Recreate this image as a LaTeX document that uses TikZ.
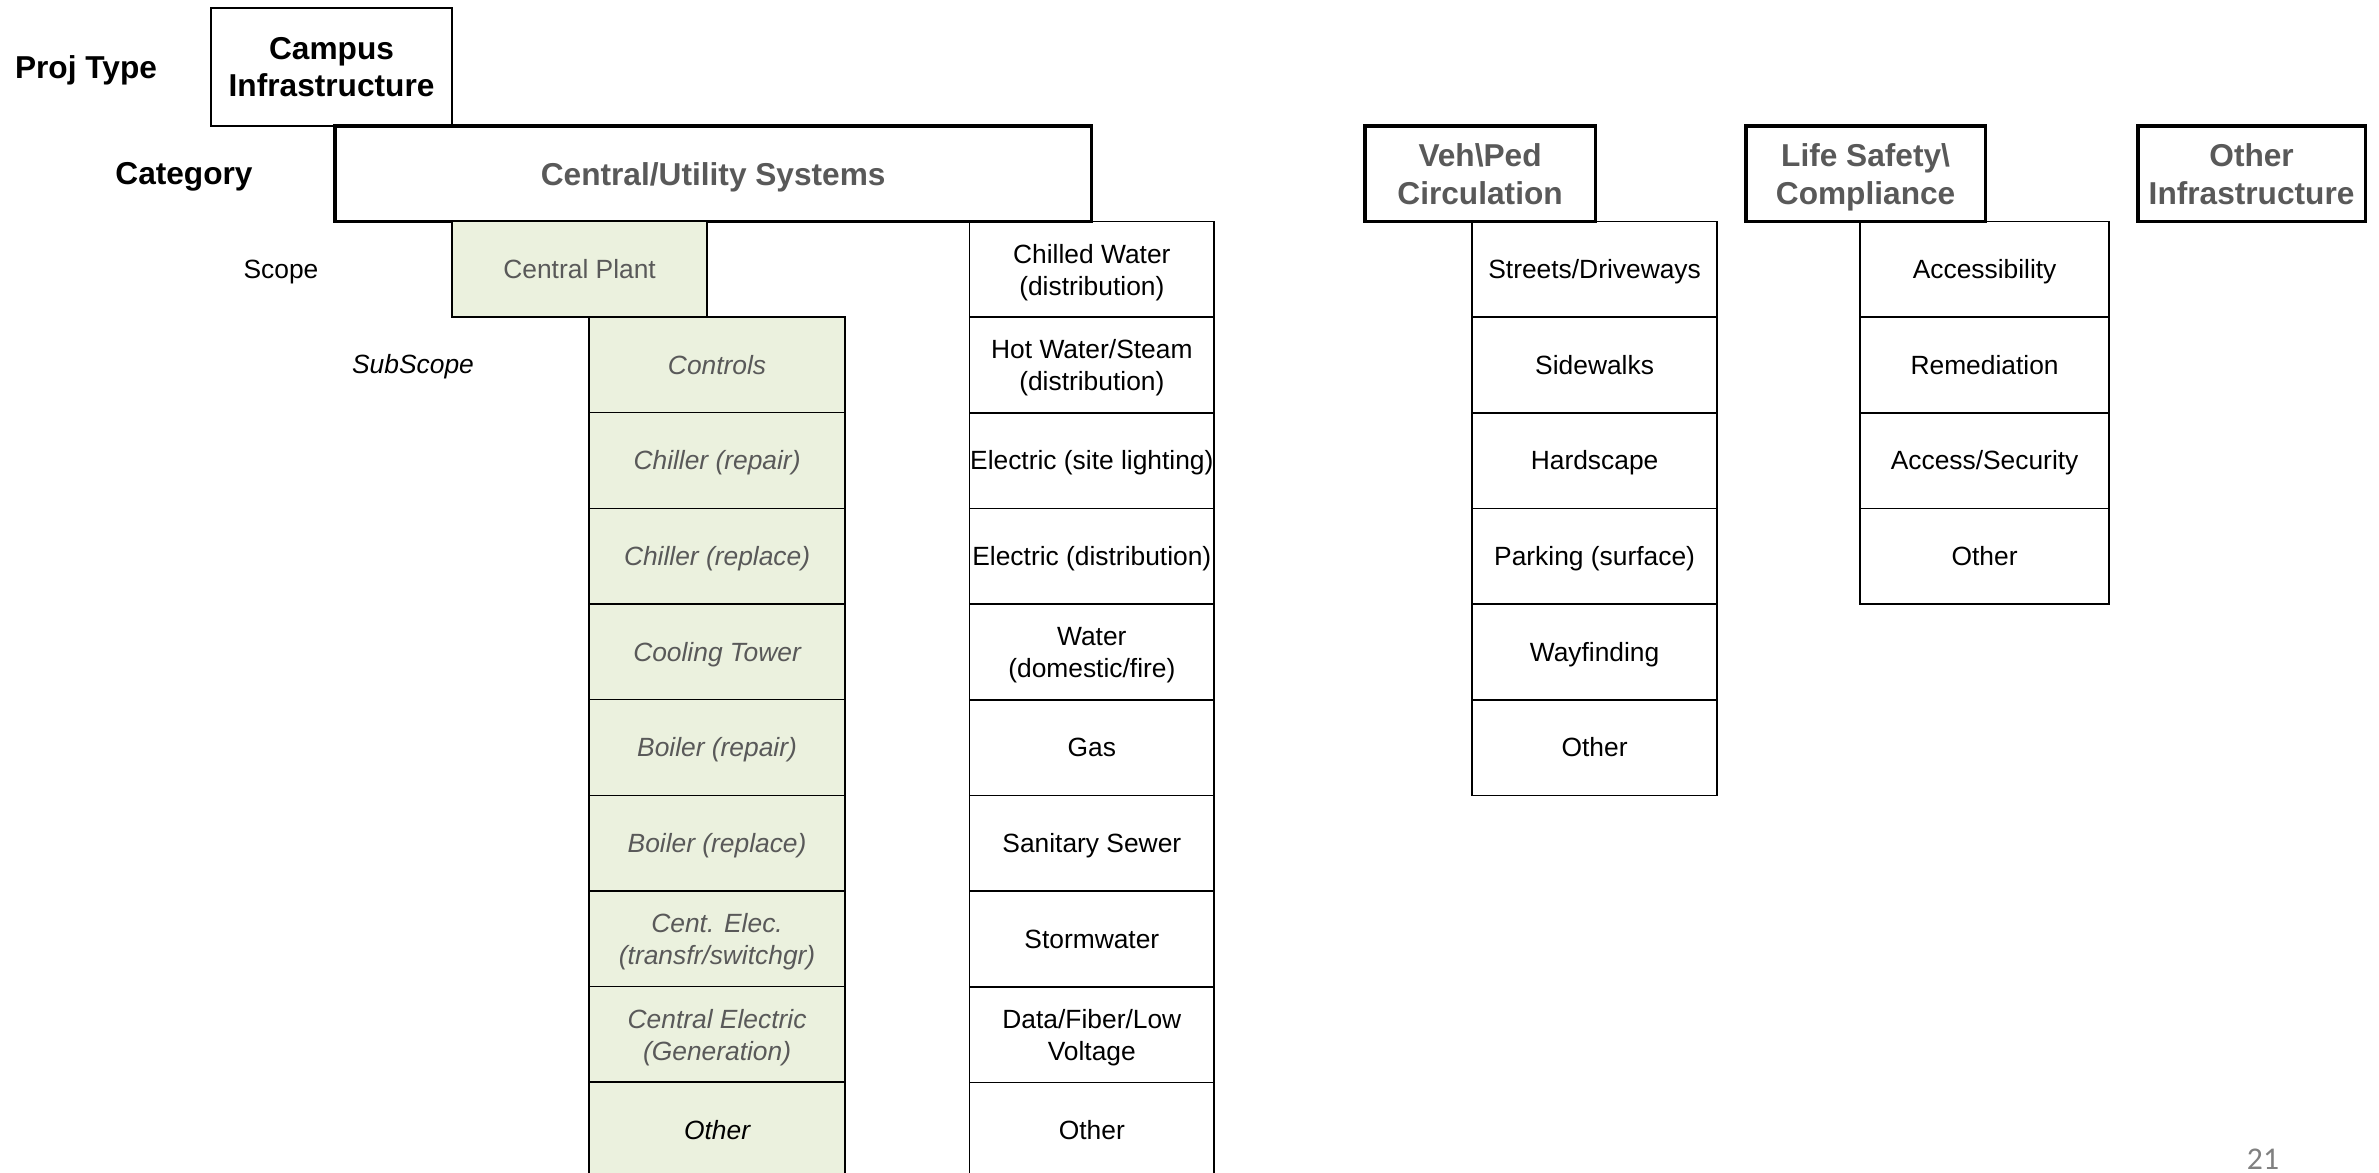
\documentclass[tikz,border=0pt]{standalone}
\usepackage{fontspec}
\setmainfont{Liberation Sans}
\newfontfamily\slidefont{Carlito}
\usepackage{xcolor}
\usetikzlibrary{positioning}

\definecolor{plantgreen}{HTML}{EBF1DE}
\definecolor{headgray}{HTML}{595959}

% struts so the text sits like in the slide
\newcommand{\cellstrut}{\rule[-1.6pt]{0pt}{8.5pt}}
\newcommand{\headstrut}{\rule[-1.9pt]{0pt}{10.4pt}}

\tikzset{
  cell/.style={draw, line width=0.45pt, outer sep=0pt, inner sep=0pt,
    minimum width=2.45cm, minimum height=0.956cm, align=center,
    font=\fontsize{7.5}{9.1}\selectfont,
    execute at begin node=\cellstrut, execute at end node=\cellstrut},
  twoline/.style={execute at begin node=\rule{0pt}{16.2pt}},
  plantcell/.style={cell, fill=plantgreen, text=headgray, minimum width=2.56cm,
    font=\fontsize{7.5}{9.1}\selectfont\itshape},
  headbox/.style={draw, line width=0.9pt, outer sep=0pt, inner sep=0pt,
    minimum height=0.956cm, align=center, text=headgray,
    font=\fontsize{9}{10.85}\selectfont\bfseries,
    execute at begin node=\headstrut, execute at end node=\headstrut},
  headtwo/.style={execute at begin node=\rule{0pt}{19.6pt}},
  levellabel/.style={font=\fontsize{9}{10.6}\selectfont\bfseries},
}

\begin{document}
\begin{tikzpicture}[x=0.01cm, y=-0.01cm]
	\useasboundingbox (0,0) rectangle (2379,1172);

	% level names on the left
	\node[levellabel] (ptype) at (86,70) {Proj Type};
	\node[levellabel] (cat) at (184,177) {Category};
	\node[font=\fontsize{7.5}{9.1}\selectfont] (scope) at (281,272) {Scope};
	\node[font=\fontsize{7.5}{9.1}\selectfont\itshape] (subscope) at (413,367) {SubScope};

	% project type
	\node[draw, line width=0.45pt, outer sep=0pt, inner sep=0pt, minimum width=2.41cm,
		minimum height=1.18cm, align=center, levellabel, anchor=north west] (campus) at (211,8) {Campus\\Infrastructure};

	% categories
	\node[headbox, minimum width=7.56cm, anchor=north west] (util) at (335,126) {Central/Utility Systems};
	\node[headbox, headtwo, minimum width=2.30cm, anchor=north west] (vehped) at (1365,126) {Veh\textbackslash Ped\\Circulation};
	\node[headbox, headtwo, minimum width=2.39cm, anchor=north west] (lifesafe) at (1746,126) {Life Safety\textbackslash\\Compliance};
	\node[headbox, headtwo, minimum width=2.27cm, anchor=north west] (otherinf) at (2138,126) {Other\\Infrastructure};

	% central plant and its subscopes
	\node[plantcell, font=\fontsize{7.5}{9.1}\selectfont, minimum width=2.55cm, anchor=north west] (plant) at (452,221.5) {Central Plant};
	\node[plantcell, anchor=north west] (controls) at (589,317) {Controls};
	\node[plantcell, below=0pt of controls] (chrepair) {Chiller (repair)};
	\node[plantcell, below=0pt of chrepair] (chreplace) {Chiller (replace)};
	\node[plantcell, below=0pt of chreplace] (tower) {Cooling Tower};
	\node[plantcell, below=0pt of tower] (blrepair) {Boiler (repair)};
	\node[plantcell, below=0pt of blrepair] (blreplace) {Boiler (replace)};
	\node[plantcell, twoline, below=0pt of blreplace] (centelec) {Cent. Elec.\\(transfr/switchgr)};
	\node[plantcell, twoline, below=0pt of centelec] (centgen) {Central Electric\\(Generation)};
	\node[plantcell, text=black, below=0pt of centgen] (plantother) {Other};

	% utility distribution
	\node[cell, twoline, minimum width=2.445cm, anchor=north west] (chw) at (969.5,221.5) {Chilled Water\\(distribution)};
	\node[cell, twoline, minimum width=2.445cm, below=0pt of chw] (hws) {Hot Water/Steam\\(distribution)};
	\node[cell, minimum width=2.445cm, below=0pt of hws] (sitelight) {Electric (site lighting)};
	\node[cell, minimum width=2.445cm, below=0pt of sitelight] (elecdist) {Electric (distribution)};
	\node[cell, twoline, minimum width=2.445cm, below=0pt of elecdist] (water) {Water\\(domestic/fire)};
	\node[cell, minimum width=2.445cm, below=0pt of water] (gas) {Gas};
	\node[cell, minimum width=2.445cm, below=0pt of gas] (sewer) {Sanitary Sewer};
	\node[cell, minimum width=2.445cm, below=0pt of sewer] (storm) {Stormwater};
	\node[cell, twoline, minimum width=2.445cm, below=0pt of storm] (lowvolt) {Data/Fiber/Low\\Voltage};
	\node[cell, minimum width=2.445cm, below=0pt of lowvolt] (utilother) {Other};

	% vehicle / pedestrian
	\node[cell, anchor=north west] (streets) at (1472,221.5) {Streets/Driveways};
	\node[cell, below=0pt of streets] (sidewalks) {Sidewalks};
	\node[cell, below=0pt of sidewalks] (hardscape) {Hardscape};
	\node[cell, below=0pt of hardscape] (parking) {Parking (surface)};
	\node[cell, below=0pt of parking] (wayfind) {Wayfinding};
	\node[cell, below=0pt of wayfind] (vehother) {Other};

	% life safety
	\node[cell, minimum width=2.49cm, anchor=north west] (access) at (1860,221.5) {Accessibility};
	\node[cell, minimum width=2.49cm, below=0pt of access] (remed) {Remediation};
	\node[cell, minimum width=2.49cm, below=0pt of remed] (security) {Access/Security};
	\node[cell, minimum width=2.49cm, below=0pt of security] (lifeother) {Other};

	\node[text=gray, font=\slidefont\fontsize{9}{10}\selectfont] (pagenum) at (2263,1159) {21};
\end{tikzpicture}
\end{document}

Exercise requirements: Repeat the material above verbatim, with no pictures in the output.

Full answer:
Recreate this image as a LaTeX document that uses TikZ.
\documentclass[tikz,border=0pt]{standalone}
\usepackage{fontspec}
\setmainfont{Liberation Sans}
\newfontfamily\slidefont{Carlito}
\usepackage{xcolor}
\usetikzlibrary{positioning}

\definecolor{plantgreen}{HTML}{EBF1DE}
\definecolor{headgray}{HTML}{595959}

% struts so the text sits like in the slide
\newcommand{\cellstrut}{\rule[-1.6pt]{0pt}{8.5pt}}
\newcommand{\headstrut}{\rule[-1.9pt]{0pt}{10.4pt}}

\tikzset{
  cell/.style={draw, line width=0.45pt, outer sep=0pt, inner sep=0pt,
    minimum width=2.45cm, minimum height=0.956cm, align=center,
    font=\fontsize{7.5}{9.1}\selectfont,
    execute at begin node=\cellstrut, execute at end node=\cellstrut},
  twoline/.style={execute at begin node=\rule{0pt}{16.2pt}},
  plantcell/.style={cell, fill=plantgreen, text=headgray, minimum width=2.56cm,
    font=\fontsize{7.5}{9.1}\selectfont\itshape},
  headbox/.style={draw, line width=0.9pt, outer sep=0pt, inner sep=0pt,
    minimum height=0.956cm, align=center, text=headgray,
    font=\fontsize{9}{10.85}\selectfont\bfseries,
    execute at begin node=\headstrut, execute at end node=\headstrut},
  headtwo/.style={execute at begin node=\rule{0pt}{19.6pt}},
  levellabel/.style={font=\fontsize{9}{10.6}\selectfont\bfseries},
}

\begin{document}
\begin{tikzpicture}[x=0.01cm, y=-0.01cm]
	\useasboundingbox (0,0) rectangle (2379,1172);

	% level names on the left
	\node[levellabel] (ptype) at (86,70) {Proj Type};
	\node[levellabel] (cat) at (184,177) {Category};
	\node[font=\fontsize{7.5}{9.1}\selectfont] (scope) at (281,272) {Scope};
	\node[font=\fontsize{7.5}{9.1}\selectfont\itshape] (subscope) at (413,367) {SubScope};

	% project type
	\node[draw, line width=0.45pt, outer sep=0pt, inner sep=0pt, minimum width=2.41cm,
		minimum height=1.18cm, align=center, levellabel, anchor=north west] (campus) at (211,8) {Campus\\Infrastructure};

	% categories
	\node[headbox, minimum width=7.56cm, anchor=north west] (util) at (335,126) {Central/Utility Systems};
	\node[headbox, headtwo, minimum width=2.30cm, anchor=north west] (vehped) at (1365,126) {Veh\textbackslash Ped\\Circulation};
	\node[headbox, headtwo, minimum width=2.39cm, anchor=north west] (lifesafe) at (1746,126) {Life Safety\textbackslash\\Compliance};
	\node[headbox, headtwo, minimum width=2.27cm, anchor=north west] (otherinf) at (2138,126) {Other\\Infrastructure};

	% central plant and its subscopes
	\node[plantcell, font=\fontsize{7.5}{9.1}\selectfont, minimum width=2.55cm, anchor=north west] (plant) at (452,221.5) {Central Plant};
	\node[plantcell, anchor=north west] (controls) at (589,317) {Controls};
	\node[plantcell, below=0pt of controls] (chrepair) {Chiller (repair)};
	\node[plantcell, below=0pt of chrepair] (chreplace) {Chiller (replace)};
	\node[plantcell, below=0pt of chreplace] (tower) {Cooling Tower};
	\node[plantcell, below=0pt of tower] (blrepair) {Boiler (repair)};
	\node[plantcell, below=0pt of blrepair] (blreplace) {Boiler (replace)};
	\node[plantcell, twoline, below=0pt of blreplace] (centelec) {Cent. Elec.\\(transfr/switchgr)};
	\node[plantcell, twoline, below=0pt of centelec] (centgen) {Central Electric\\(Generation)};
	\node[plantcell, text=black, below=0pt of centgen] (plantother) {Other};

	% utility distribution
	\node[cell, twoline, minimum width=2.445cm, anchor=north west] (chw) at (969.5,221.5) {Chilled Water\\(distribution)};
	\node[cell, twoline, minimum width=2.445cm, below=0pt of chw] (hws) {Hot Water/Steam\\(distribution)};
	\node[cell, minimum width=2.445cm, below=0pt of hws] (sitelight) {Electric (site lighting)};
	\node[cell, minimum width=2.445cm, below=0pt of sitelight] (elecdist) {Electric (distribution)};
	\node[cell, twoline, minimum width=2.445cm, below=0pt of elecdist] (water) {Water\\(domestic/fire)};
	\node[cell, minimum width=2.445cm, below=0pt of water] (gas) {Gas};
	\node[cell, minimum width=2.445cm, below=0pt of gas] (sewer) {Sanitary Sewer};
	\node[cell, minimum width=2.445cm, below=0pt of sewer] (storm) {Stormwater};
	\node[cell, twoline, minimum width=2.445cm, below=0pt of storm] (lowvolt) {Data/Fiber/Low\\Voltage};
	\node[cell, minimum width=2.445cm, below=0pt of lowvolt] (utilother) {Other};

	% vehicle / pedestrian
	\node[cell, anchor=north west] (streets) at (1472,221.5) {Streets/Driveways};
	\node[cell, below=0pt of streets] (sidewalks) {Sidewalks};
	\node[cell, below=0pt of sidewalks] (hardscape) {Hardscape};
	\node[cell, below=0pt of hardscape] (parking) {Parking (surface)};
	\node[cell, below=0pt of parking] (wayfind) {Wayfinding};
	\node[cell, below=0pt of wayfind] (vehother) {Other};

	% life safety
	\node[cell, minimum width=2.49cm, anchor=north west] (access) at (1860,221.5) {Accessibility};
	\node[cell, minimum width=2.49cm, below=0pt of access] (remed) {Remediation};
	\node[cell, minimum width=2.49cm, below=0pt of remed] (security) {Access/Security};
	\node[cell, minimum width=2.49cm, below=0pt of security] (lifeother) {Other};

	\node[text=gray, font=\slidefont\fontsize{9}{10}\selectfont] (pagenum) at (2263,1159) {21};
\end{tikzpicture}
\end{document}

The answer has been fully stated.